Em
1967, depois de cinco anos ralando como músico da noite paulista e
nos bailes da vida, Milton Nascimento (1942) viu a roda da fortuna
girar a seu favor, quando a já popularíssima Elis Regina gravou a
sua “Canção do sal” e o encorajou a participar, como
intérprete, do II Festival Nacional de Música Popular Brasileira,
na TV Excelsior. Milton se classificou em quarto lugar com “Cidade
vazia”, de Baden Powell e Lula Freire, mas detestou a experiência
de ver colegas se digladiando na disputa e jurou nunca mais
participar dos festivais competitivos que empolgavam o país.
Promessa
feita e cumprida, certa noite o carioca mais mineiro do Brasil foi
surpreendido pelos telefonemas de parabéns de amigos. Para sua
surpresa, ele estava entre os selecionados no II Festival
Internacional da Canção, da TV Globo, com nada menos que três
músicas, inscritas à sua revelia pelo amigo Agostinho dos Santos.

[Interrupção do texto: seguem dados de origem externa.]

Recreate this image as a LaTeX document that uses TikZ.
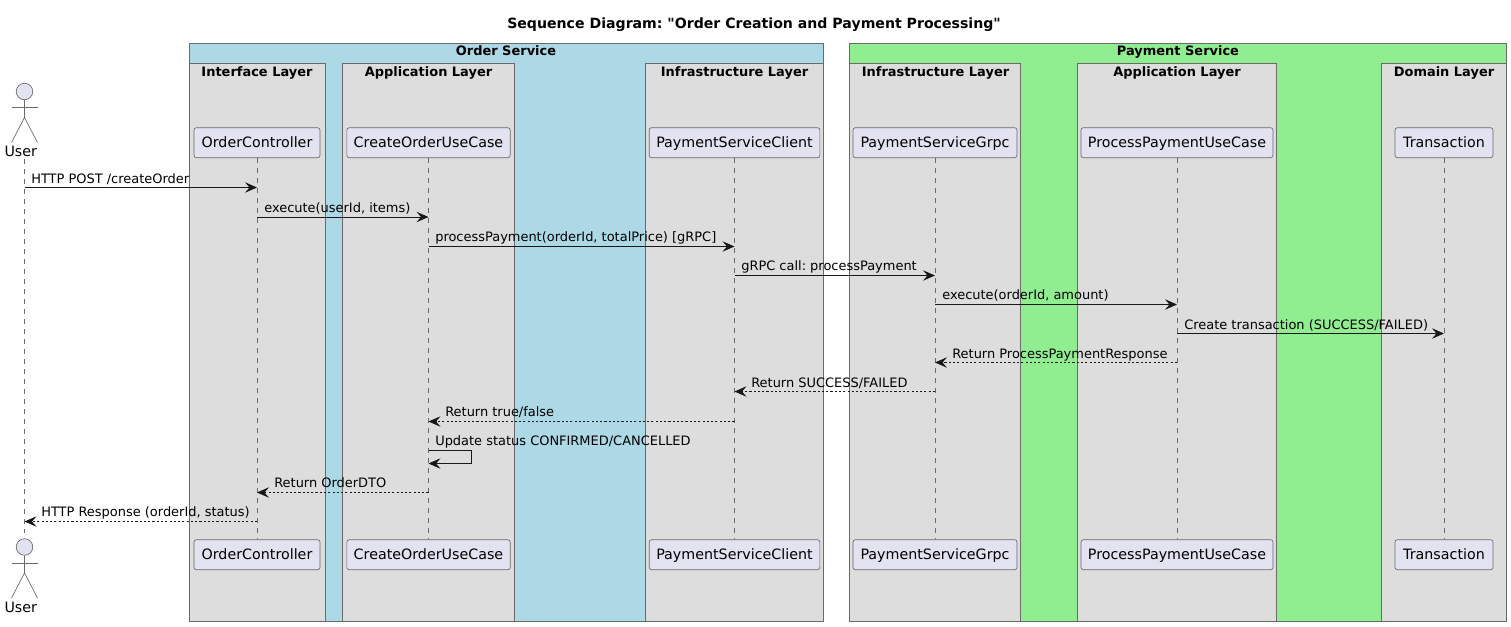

Sabendo da decisão do compositor, Agostinho – um dos principais
intérpretes brasileiros –, pediu-lhe uma fita com “Morro Velho”,
“Travessia” e “Maria, minha fé” para mostrar a seu produtor
e inscreveu-as no festival.
O
resto é história. “Maria, minha fé”, interpretada por
Agostinho dos Santos, caiu na primeira eliminatória, mas as outras
duas, ambas na voz privilegiada de Milton, chegaram à finalíssima:
“Travessia” ficou com o segundo lugar (atrás de “Margarida”,
de Guttemberg Guarabyra) e “Morro Velho”, com o sétimo. De
quebra, Milton saiu do Maracanãzinho com o prêmio de melhor
intérprete. Aos 24 anos, também chamou a atenção dos convidados
internacionais que participavam do festival, como o produtor
americano Creed Taylor, com quem assinou um contrato para gravar nos
Estados Unidos. Como na canção que o consagrou, soltou a voz nas
estradas para não mais parar. Foi a sua travessia do anonimato ao
sucesso e ao prestígio.
“Travessia”
foi a primeira parceria de Milton com o mineiro Fernando Brant
(1946-2015), que até então nunca tinha escrito letras. Milton vinha
trabalhando numa canção que batizara de “O vendedor de sonhos”,
mas, empacado na letra, foi até Belo Horizonte em busca da ajuda do
amigo. Só depois de muita insistência, Brant concordou em tentar e
acabou também fazendo a sua travessia pessoal para se tornar um dos
mais importantes letristas brasileiros.